Nurse, 53, who was twice refused a coronavirus test, was found dead of COVID-19

A nurse was found dead of COVID-19 alone in her home, just days after she was twice denied a test because she did not show severe symptoms.

The nurse was treating a patient at Henry Ford Hospital in Detroit. She believed she contracted the virus,  but since she didn’t show severe symptoms, no one took her seriously. A few days later, they found her dead in her Michigan home, as reported by Mail Online.

Last Wednesday, days before Lisa Ewald was about to celebrate her 54th birthday, a friend of hers found her lifeless body inside her living room in Dearborn, Michigan.

Lisa’s friends and family describe her as a happy and optimistic person. She was also known to have asthma.

Posted by Lisa Ewald on Friday, August 19, 2016

Although her condition was underlying, Ewald was willing to put her own life at risk to help others.

Her niece, Candace Ewald, shared with WXYZ-TV:

“She dedicated her life to obviously healthcare and helping other people, but also to my grandmother.”

Joseph Lenard, a friend of the late woman, says that she gave no concern for herself, but for the people around her. Lisa was loved not only by her friends and family but also by the staff of the hospital she worked at. Wright Lassiter III, CEO of the Henry Ford Health System, expressed his condolences:

“There are not adequate words to describe how saddened we are. Our hearts ache for our employee’s family, friends and colleagues.
As health care providers on the front lines of this pandemic, we know we are not immune to its traumatic effects. We continue to fight with every resource we have to protect our employees and provide the safest care to our patients.”

Lisa Ewald had been a member of the Ford Hospital’s staff for the past 20 years. She was working there as a nurse, and as per Detroit Free Press, she most recently specialized in post-surgery rehab.

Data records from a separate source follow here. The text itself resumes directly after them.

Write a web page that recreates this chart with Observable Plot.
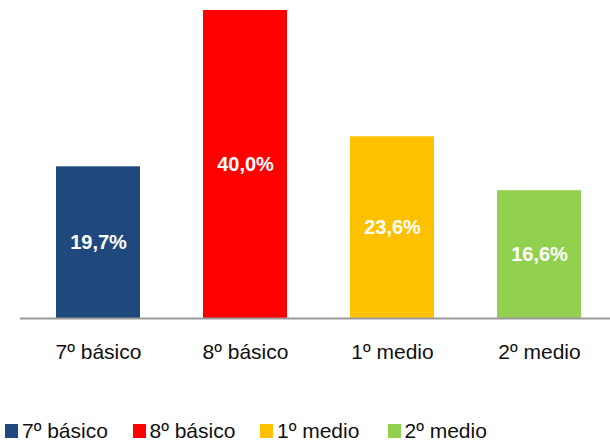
<!DOCTYPE html>
<html>
<head>
<meta charset="utf-8">
<script src="https://cdn.jsdelivr.net/npm/d3@7"></script>
<script src="https://cdn.jsdelivr.net/npm/@observablehq/plot@0.6"></script>
<style>
  html, body { margin: 0; padding: 0; background: #fff; }
  body { width: 610px; height: 443px; overflow: hidden; font-family: "Liberation Sans", Arial, sans-serif; }
  #legend { position: absolute; left: 5px; top: 419px; display: flex; }
  .item { width: 127.5px; display: flex; align-items: center; font-size: 21px; color: #111; white-space: nowrap; }
  .sw { width: 13px; height: 14px; margin-right: 4px; flex: none; }
</style>
</head>
<body>
<div id="chart"></div>
<div id="legend"></div>
<script>
const categories = ["7º básico", "8º básico", "1º medio", "2º medio"];
const values = [19.7, 40.0, 23.6, 16.6];
const colors = ["#1F497D", "#FF0000", "#FFC000", "#92D050"];
const labels = ["19,7%", "40,0%", "23,6%", "16,6%"];

const data = categories.map((c, i) => ({category: c, value: values[i], label: labels[i], color: colors[i]}));

const chart = Plot.plot({
  width: 610,
  height: 400,
  marginTop: 10,
  marginBottom: 82,
  marginLeft: 20,
  marginRight: 0,
  x: {domain: categories, range: [55, 583], paddingInner: 0.4257, paddingOuter: 0, label: null},
  y: {domain: [0, 40], axis: null},
  style: {fontFamily: "'Liberation Sans', Arial, sans-serif", background: "#fff"},
  marks: [
    Plot.barY(data, {x: "category", y: "value", fill: "color"}),
    Plot.ruleY([0], {stroke: "#9a9a9a", strokeWidth: 2}),
    Plot.axisX({tickSize: 0, tickPadding: 26, fontSize: 21, fill: "#111", label: null}),
    Plot.text(data, {x: "category", y: d => d.value / 2, text: "label", fill: "white", fontWeight: "bold", fontSize: 20})
  ]
});
document.getElementById("chart").appendChild(chart);

const legend = document.getElementById("legend");
categories.forEach((c, i) => {
  const item = document.createElement("div");
  item.className = "item";
  const sw = document.createElement("span");
  sw.className = "sw";
  sw.style.background = colors[i];
  item.appendChild(sw);
  item.appendChild(document.createTextNode(c));
  legend.appendChild(item);
});
</script>
</body>
</html>
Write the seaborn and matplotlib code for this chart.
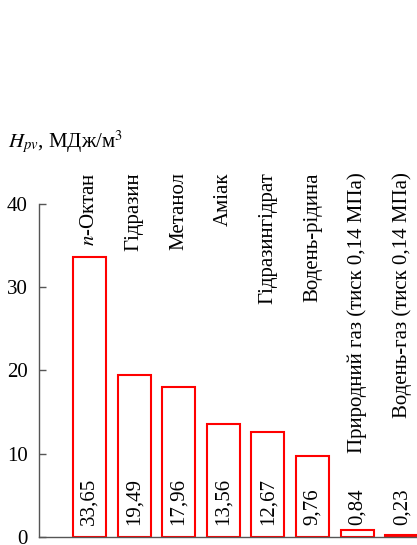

Ewald’s niece and nephew, Mandi and Micah Standifer describe her as a ‘nerd in the best way’. Their aunt loved visiting Motor City Comic-Con, especially for Star Trek and the Harry Potter franchise. They couldn’t believe Lisa didn’t beat the disease, since as they say, ‘she was so full of life’.

Posted by Linda Lea Scharf Brazier on Wednesday, April 1, 2020

Mandi Standifer, Lisa’s 32-year-old niece, told the Free Press that her aunt believed that she contracted the deadly virus while treating a patient who would later test positive. Ewald shared with her niece she wasn’t wearing a mask while interacting with the patient.

After treating this person, Lisa asked the hospital staff to be tested for COVID-19 twice in late March.

Unfortunately, she was rejected being tested both of the times because her symptoms were not severe enough.

Her other niece, Carly Ewald, told FOX 2 Detroit that her aunt lost her sense of smell and taste as her condition deteriorated.

Sadly, by the time Ewald managed to get tested, it was too late. Candace Ewald, another one of Lisa’s nieces said:

“She just loved the family and she just loved everybody and she just wanted to make sure everybody was okay all the time. She always wanted to make sure everybody was okay.”

This tragic case raised many questions about testing employees. The Henry Ford Health System’s response was:

“Regarding employee testing, we adhere strictly to the CDC guidelines. Currently, the CDC recommends testing employees only when they become symptomatic.”

In the past weekend, Michigan has been shaken over the deaths of two other healthcare professionals who contracted COVID-19.

The first one was Divinia Accad, 72, a long-time nurse at the VA’s John D. Dingell Medical Center in Detroit. She lost her life to complications of the coronavirus. Another nurse, James House, 40, working at a Detroit nursing home, died last week after falling ill. Before dying, House exhibited symptoms of the virus, including shortness of breath, dry cough, and a low-grade fever.

By April 6th, the coronavirus cases in Michigan are 15,718, with 617 deaths. In the United States, the numbers are horrifying: 336,862 total cases and 9,625 deaths.

Tragically, these numbers are real people with real-life stories. Lisa Ewald was a loving nurse who lost her life to the deadly virus while saving the lives of others.